> _The data_:

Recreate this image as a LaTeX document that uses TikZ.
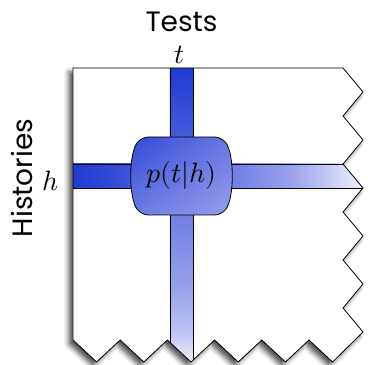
\documentclass[tikz,border=0pt]{standalone}
\usepackage{fontspec}
\usepackage{unicode-math}
\setmathfont{Latin Modern Math}
\setsansfont{Poppins}
\usepackage{xcolor}
\definecolor{hbdark}{RGB}{32,58,212}
\definecolor{hbmid}{RGB}{115,128,228}
\definecolor{hblight}{RGB}{150,160,235}
\definecolor{hbsoft}{RGB}{190,195,242}
\definecolor{hbfade}{RGB}{242,243,253}
\usepackage{tikz}
\usetikzlibrary{positioning, shadings, shadows.blur}

\newcommand{\hbmathsize}{\fontsize{28}{33}\selectfont}
\newcommand{\hbwordsize}{\fontsize{28}{34}\selectfont\sffamily}

% fades of the column (bottom to top) and of the row (left to right)
\pgfdeclareverticalshading{hbcolumnfade}{100bp}{color(0bp)=(hbfade); color(25bp)=(hbfade);
  color(30bp)=(hbsoft); color(38bp)=(hblight); color(75bp)=(hbdark); color(100bp)=(hbdark)}
\pgfdeclarehorizontalshading{hbrowfade}{100bp}{color(0bp)=(hbdark); color(25bp)=(hbdark);
  color(53bp)=(hbmid); color(62bp)=(hblight); color(68bp)=(hbsoft); color(75bp)=(hbfade);
  color(100bp)=(hbfade)}

% outline of the (cut off) history/test matrix
\newcommand{\hbmatrix}{(73,297) -- (343,297)
  \foreach \k in {1,...,11}{ -- ({ifthenelse(isodd(\k),363,343)},{297-24*\k}) }
  -- (332.6,3)
  \foreach \k in {10,...,0}{ -- ({73+23.6*\k},{ifthenelse(isodd(\k),3,25)}) }
  -- cycle}

\begin{document}
\begin{tikzpicture}[x=1pt, y=1pt,
  edge/.style={black, line width=0.8pt},
  probfill/.style={draw=black, line width=0.8pt, upper left=hbdark!92!white,
    upper right=hbmid!90!hbdark, lower left=hbmid!90!hbdark, lower right=hblight}]
  \useasboundingbox (0,0) rectangle (368,365);

  % white sheet with its shadow
  \fill[white, blur shadow={shadow xshift=-4pt, shadow yshift=-4pt,
    shadow blur radius=5pt, shadow opacity=70}] \hbmatrix;

  % the row h and the column t, cut by the zigzag edges
  \begin{scope}
    \clip \hbmatrix;
    \shade[shading=hbcolumnfade] (170,297) rectangle (193,3);
    \shade[shading=hbrowfade] (73,177) rectangle (363,201);
    \draw[edge] (170,297) -- (170,0);
    \draw[edge] (193,297) -- (193,0);
    \draw[edge] (73,177) -- (368,177);
    \draw[edge] (73,201) -- (368,201);
  \end{scope}
  \draw[edge, line join=miter] \hbmatrix;

  % the entry p(t|h)
  \node[font=\hbmathsize, inner sep=0pt] (prob) at (181.5,189) {\phantom{$p(t|h)$}};
  \begin{scope}[shift={(prob.center)}]
    \shade[probfill, rounded corners=7pt] (0,39) -- (40,39)
      .. controls (53,22) and (53,-22) .. (40,-39) -- (-40,-39)
      .. controls (-53,-22) and (-53,22) .. (-40,39) -- cycle;
  \end{scope}
  \node[font=\hbmathsize, inner sep=0pt] at (prob.center) {$p(t|h)$};

  % labels
  \node[font=\hbmathsize] (tlabel) at (180,310) {$t$};
  \node[font=\hbmathsize] (hlabel) at (51,184) {$h$};
  \node[font=\hbwordsize, anchor=base, inner sep=0pt] (tests) at (181.5,333) {Tests};
  \node[font=\hbwordsize, anchor=base, inner sep=0pt, rotate=90] (histories) at (33,187) {Histories};
\end{tikzpicture}
\end{document}
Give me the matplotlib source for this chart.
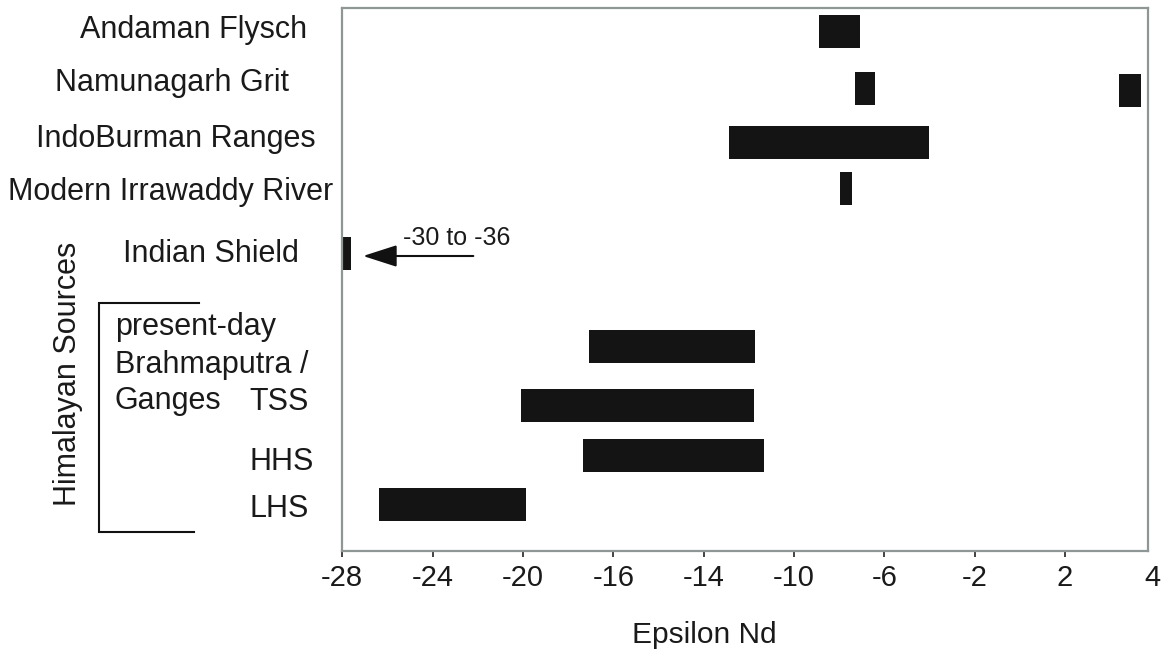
import matplotlib
matplotlib.use("Agg")
import matplotlib.pyplot as plt
import numpy as np

plt.rcParams['font.family'] = ['Liberation Sans', 'DejaVu Sans']

# tick labels as printed on the original axis (spacing is not uniform in value)
tick_labels = [-28, -24, -20, -16, -14, -10, -6, -2, 2, 4]
tick_slots = [0, 1, 2, 3, 4, 5, 6, 7, 8, 8.97]

# epsilon Nd ranges (low, high)
upper_names = ["Andaman Flysch", "Namunagarh Grit", "IndoBurman Ranges",
               "Modern Irrawaddy River", "Indian Shield"]
upper_low = [-8.9, -7.3, -12.88, -7.97, -28.0]
upper_high = [-7.08, -6.42, -4.03, -7.44, -27.6]
namunagarh_extra = (3.23, 3.73)

hima_names = ["present-day", "TSS", "HHS", "LHS"]
hima_low = [-17.08, -20.09, -17.34, -26.38]
hima_high = [-11.74, -11.78, -11.34, -19.87]

# layout (vertical rows, measured from top of plot)
upper_rows = [23.8, 80.9, 134.8, 180.8, 245.7]
hima_rows = [338.8, 397.8, 447.8, 496.8]
bar_h = 32.7


def fwd(x):
    return np.interp(x, tick_labels, tick_slots)


def inv(k):
    return np.interp(k, tick_slots, tick_labels)


fig = plt.figure(figsize=(11.67, 6.53), dpi=100)
ax = fig.add_axes([342.3 / 1167, 1 - 550.7 / 653, 805.4 / 1167, 543.2 / 653])
ax.set_xscale('function', functions=(fwd, inv))
ax.set_xlim(-28, 3.885)
ax.set_ylim(543.2, 0)

bar_col = "#141414"
ax.barh(upper_rows, np.array(upper_high) - np.array(upper_low), left=upper_low,
        height=bar_h, color=bar_col)
ax.barh([82.8], [namunagarh_extra[1] - namunagarh_extra[0]], left=[namunagarh_extra[0]],
        height=bar_h, color=bar_col)
ax.barh(hima_rows, np.array(hima_high) - np.array(hima_low), left=hima_low,
        height=bar_h, color=bar_col)

# axes look
for s in ax.spines.values():
    s.set_color("#8e9696")
    s.set_linewidth(1.6)
ax.set_yticks([])
ax.set_xticks(tick_labels[:-1])
ax.set_xticklabels([str(v) for v in tick_labels[:-1]])
ax.xaxis.set_minor_locator(matplotlib.ticker.NullLocator())
ax.tick_params(axis='x', direction='out', length=4.5, width=1.2, color="#222222",
               labelsize=21, pad=5, labelcolor="#1a1a1a")
# the last label sits past the frame, without a tick mark
ax.text(4, -0.0243, "4", transform=ax.get_xaxis_transform(), ha='center', va='top',
        fontsize=21, color="#1a1a1a", clip_on=False)

fig.text(704.5 / 1167, 1 - 635 / 653, "Epsilon Nd", ha='center', va='center',
         fontsize=21.5, color="#1a1a1a")


def axfrac(px):
    return (px - 342.3) / 805.4


ytr = ax.get_yaxis_transform()
txt_kw = dict(transform=ytr, fontsize=22, color="#1a1a1a", clip_on=False, va='baseline')

upper_x = [193.5, 172, 175.5, 170.5, 211]
upper_base = [30.8, 83.2, 139.2, 192.5, 254.2]
for name, xp, yb in zip(upper_names, upper_x, upper_base):
    ax.text(axfrac(xp), yb, name, ha='center', **txt_kw)

ax.text(axfrac(115), 327.5, "present-day", ha='left', **txt_kw)
ax.text(axfrac(115), 365.2, "Brahmaputra /", ha='left', **txt_kw)
ax.text(axfrac(115), 401.8, "Ganges", ha='left', **txt_kw)
for name, yb in zip(hima_names[1:], [402.5, 462.5, 509.5]):
    ax.text(axfrac(249), yb, name, ha='left', **txt_kw)

ax.text(axfrac(68), 366.5, "Himalayan Sources", transform=ytr, rotation=90,
        ha='center', va='center', fontsize=22, color="#1a1a1a", clip_on=False)

# bracket
ax.plot([axfrac(199), axfrac(99.3), axfrac(99.3), axfrac(194)],
        [295.2, 295.2, 524.2, 524.2], transform=ytr, color="#111111",
        lw=1.5, clip_on=False, solid_joinstyle='miter')

# arrow for off-scale Indian Shield values
ax.annotate("", xy=(-27.08, 248.5), xytext=(-22.2, 248.5),
            arrowprops=dict(arrowstyle="-|>,head_length=1.4,head_width=0.45",
                            mutation_scale=15, lw=1.5, color="#111111",
                            shrinkA=0, shrinkB=0))
ax.text(-25.3, 230.5, "-30 to -36", ha='left', va='center', fontsize=18,
        color="#1a1a1a")

fig.savefig("out.png", dpi=100)
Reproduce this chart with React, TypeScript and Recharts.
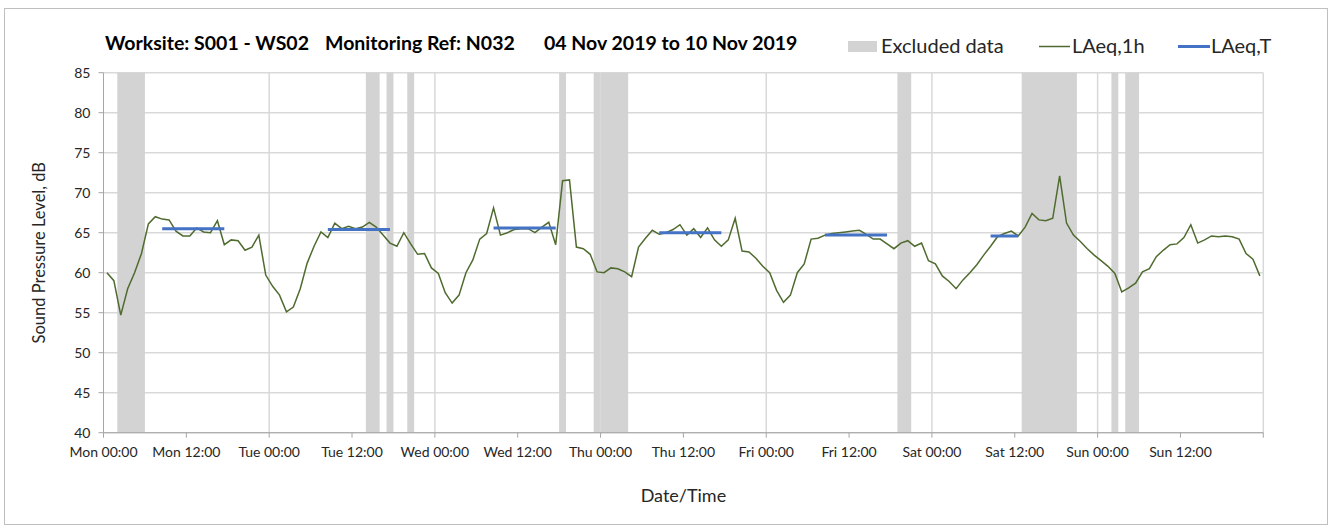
import {
  ComposedChart,
  Line,
  XAxis,
  YAxis,
  CartesianGrid,
  ReferenceArea,
  ReferenceLine,
} from 'recharts'

const days = ['Mon', 'Tue', 'Wed', 'Thu', 'Fri', 'Sat', 'Sun']
const xTicks = [0, 12, 24, 36, 48, 60, 72, 84, 96, 108, 120, 132, 144, 156, 168]
const yTicks = [40, 45, 50, 55, 60, 65, 70, 75, 80, 85]
const dayLines = [24, 48, 72, 96, 120, 144, 168]

// hourly LAeq,1h, Mon 00:00 .. Sun 23:00
const laeq1h = [
  60.0, 59.0, 54.7, 58.0, 60.0, 62.4, 66.1, 67.0, 66.7, 66.6, 65.2, 64.6,
  64.6, 65.6, 65.1, 65.0, 66.5, 63.5, 64.1, 64.0, 62.8, 63.2, 64.7, 59.7,
  58.3, 57.2, 55.1, 55.7, 58.0, 61.2, 63.3, 65.1, 64.4, 66.2, 65.5, 65.8,
  65.5, 65.7, 66.3, 65.7, 64.7, 63.7, 63.3, 65.0, 63.6, 62.3, 62.4, 60.6,
  59.9, 57.5, 56.2, 57.2, 60.0, 61.6, 64.2, 64.9, 68.1, 64.7, 65.0, 65.4,
  65.5, 65.5, 65.0, 65.7, 66.3, 63.5, 71.5, 71.6, 63.2, 63.0, 62.3, 60.1,
  60.0, 60.6, 60.5, 60.1, 59.5, 63.2, 64.3, 65.3, 64.8, 65.0, 65.4, 66.0,
  64.7, 65.5, 64.4, 65.6, 64.1, 63.3, 64.1, 66.8, 62.7, 62.6, 61.8, 60.8,
  60.0, 57.8, 56.3, 57.2, 60.0, 61.1, 64.2, 64.3, 64.7, 64.9, 65.0, 65.1,
  65.2, 65.3, 64.8, 64.2, 64.2, 63.6, 63.0, 63.7, 64.0, 63.3, 63.7, 61.5,
  61.1, 59.6, 58.9, 58.0, 59.1, 60.0, 61.0, 62.2, 63.3, 64.5, 64.9, 65.2,
  64.6, 65.7, 67.4, 66.6, 66.5, 66.8, 72.1, 66.2, 64.7, 63.9, 63.0, 62.2,
  61.5, 60.8, 59.9, 57.6, 58.1, 58.7, 60.1, 60.5, 62.0, 62.8, 63.5, 63.6,
  64.4, 66.0, 63.7, 64.1, 64.6, 64.5, 64.6, 64.5, 64.2, 62.4, 61.7, 59.6,
]

// LAeq,T periods (first hour, last hour, level)
const periodStart = [8, 32, 56, 80, 104, 128]
const periodEnd = [17, 41, 65, 89, 113, 132]
const periodLevel = [65.5, 65.4, 65.6, 65.0, 64.7, 64.6]

// excluded data, hours from Mon 00:00
const excludedStart = [2, 38, 41, 44, 66, 71, 115, 133, 146, 148]
const excludedEnd = [6, 40, 42, 45, 67, 76, 117, 141, 147, 150]

const data = laeq1h.map((v, i) => {
  const p = periodStart.findIndex((s, k) => i >= s && i <= periodEnd[k])
  return { t: i + 0.5, laeq1h: v, laeqT: p >= 0 ? periodLevel[p] : null }
})

const font = 'Lato, "Open Sans", sans-serif'
const axisGrey = '#a6a6a6'
const gridGrey = '#d9d9d9'

function fmtTick(t: number) {
  if (t >= 168) return ''
  return `${days[Math.floor(t / 24)]} ${t % 24 === 0 ? '00' : '12'}:00`
}

export default function App() {
  return (
    <div
      style={{
        position: 'absolute',
        left: 0,
        top: 0,
        width: 1333,
        height: 531,
        fontFamily: font,
        background: '#fff',
      }}
    >
      <div
        style={{
          position: 'absolute',
          left: 4,
          top: 8,
          width: 1322,
          height: 515,
          border: '1px solid #bfbfbf',
        }}
      />
      <ComposedChart
        width={1333}
        height={531}
        data={data}
        margin={{ top: 72.7, right: 69.7, bottom: 68.3, left: 43.5 }}
        style={{ position: 'absolute', left: 0, top: 0 }}
      >
        {excludedStart.map((s, i) => (
          <ReferenceArea
            key={i}
            x1={s}
            x2={excludedEnd[i]}
            fill="#d3d3d3"
            fillOpacity={1}
            stroke="none"
          />
        ))}
        <CartesianGrid vertical={false} stroke={gridGrey} strokeWidth={1.5} />
        {dayLines.map((d) => (
          <ReferenceLine key={d} x={d} stroke={gridGrey} strokeWidth={1.5} />
        ))}
        <XAxis
          type="number"
          dataKey="t"
          domain={[0, 168]}
          ticks={xTicks}
          interval={0}
          tickFormatter={fmtTick}
          height={30}
          stroke={axisGrey}
          tickSize={5}
          tickMargin={9}
          tick={{ fill: '#262626', fontSize: 14, fontFamily: font }}
          label={{
            value: 'Date/Time',
            position: 'insideBottom',
            offset: -39,
            fill: '#262626',
            fontSize: 18,
            fontFamily: font,
          }}
        />
        <YAxis
          type="number"
          domain={[40, 85]}
          ticks={yTicks}
          interval={0}
          width={60}
          stroke={axisGrey}
          tickSize={5}
          tickMargin={8}
          tick={{ fill: '#262626', fontSize: 14, fontFamily: font }}
          label={{
            value: 'Sound Pressure Level, dB',
            angle: -90,
            position: 'insideLeft',
            offset: -4,
            style: { textAnchor: 'middle' },
            fill: '#262626',
            fontSize: 16.5,
            fontFamily: font,
          }}
        />
        <Line
          type="linear"
          dataKey="laeq1h"
          stroke="#4f6b2f"
          strokeWidth={1.5}
          dot={false}
          activeDot={false}
          isAnimationActive={false}
        />
        <Line
          type="linear"
          dataKey="laeqT"
          stroke="#4472c4"
          strokeWidth={3}
          dot={false}
          activeDot={false}
          connectNulls={false}
          isAnimationActive={false}
        />
      </ComposedChart>
      <svg
        width={1333}
        height={70}
        style={{ position: 'absolute', left: 0, top: 0, pointerEvents: 'none' }}
      >
        <g fontFamily={font} fontWeight={700} fontSize={19.5} fill="#000">
          <text x={105} y={49.5}>Worksite: S001 - WS02</text>
          <text x={325} y={49.5}>Monitoring Ref: N032</text>
          <text x={544} y={49.5}>04 Nov 2019 to 10 Nov 2019</text>
        </g>
        <rect x={848} y={41} width={29} height={11} fill="#d3d3d3" />
        <line x1={1039} x2={1070} y1={46.5} y2={46.5} stroke="#4f6b2f" strokeWidth={1.5} />
        <line x1={1178} x2={1210} y1={46.5} y2={46.5} stroke="#4472c4" strokeWidth={3} />
        <g fontFamily={font} fontSize={20} fill="#262626">
          <text x={881} y={53}>Excluded data</text>
          <text x={1072} y={53}>LAeq,1h</text>
          <text x={1211} y={53}>LAeq,T</text>
        </g>
      </svg>
    </div>
  )
}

> _Task instructions_:
Pictures in the material above should be skipped; print exactly the lines from the one with "Reproduce this chart" through the one with "const dayLines = [24, 48, 72, 96, 120, 144, 168]".

> _Result of this task_:
Reproduce this chart with React, TypeScript and Recharts.
import {
  ComposedChart,
  Line,
  XAxis,
  YAxis,
  CartesianGrid,
  ReferenceArea,
  ReferenceLine,
} from 'recharts'

const days = ['Mon', 'Tue', 'Wed', 'Thu', 'Fri', 'Sat', 'Sun']
const xTicks = [0, 12, 24, 36, 48, 60, 72, 84, 96, 108, 120, 132, 144, 156, 168]
const yTicks = [40, 45, 50, 55, 60, 65, 70, 75, 80, 85]
const dayLines = [24, 48, 72, 96, 120, 144, 168]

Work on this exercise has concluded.